In full-service and high-end restaurants, waitstaff can have a direct effect on profits. If servers are well-trained, they will be able to successfully upsell food and beverage items, increasing average order totals. Specialty and alcoholic drinks have high-profit margins, and encouraging the purchase of appetizers and drinks can add up quickly. Experienced servers and hostesses will also know how to turn tables over faster and serve more guests. 

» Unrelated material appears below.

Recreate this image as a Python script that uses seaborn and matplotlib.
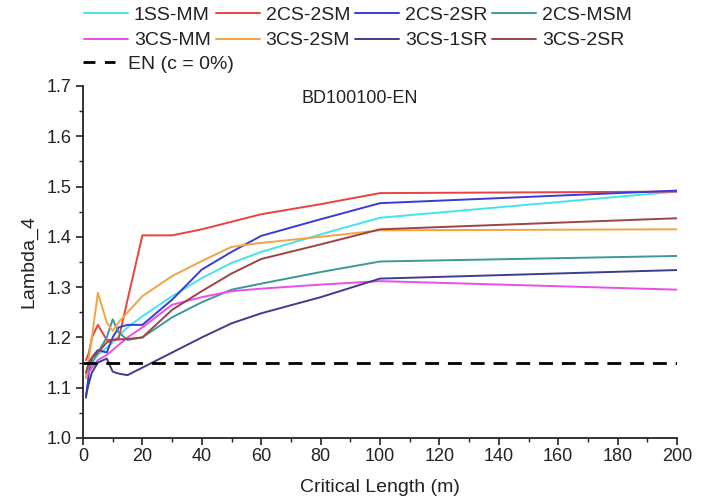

In 2019, the annual restaurant employee turnover rate reached an all-time high of 75 percent. High turnover rates are costly because the hiring process takes time, and it is expensive to train a new employee. Often, loyal customers also become accustomed to seeing certain employees, and expect this when dining in your restaurant. 

Conclusion

Opening a restaurant is a beast on its own, but operating a profitable restaurant is a Herculean task. It seems like the odds are stacked against restaurateurs; the costs of goods are higher due to inflation, it can be difficult to find and train great employees, and profit margins have been steadily dropping over the years. Despite these hurdles, restaurant managers and owners can take their business's fate into their own hands by paying attention to labor costs, cost of goods, and the total overhead rate. If these numbers aren’t where they should be, specific factors, like restaurant tech, your website, social media, and your employees can be honed in on and improved upon. Being cognizant and proactive about everything that affects your restaurant’s revenue can be what shifts your profit margins from a meager 3 percent, to a robust 15 percent or higher.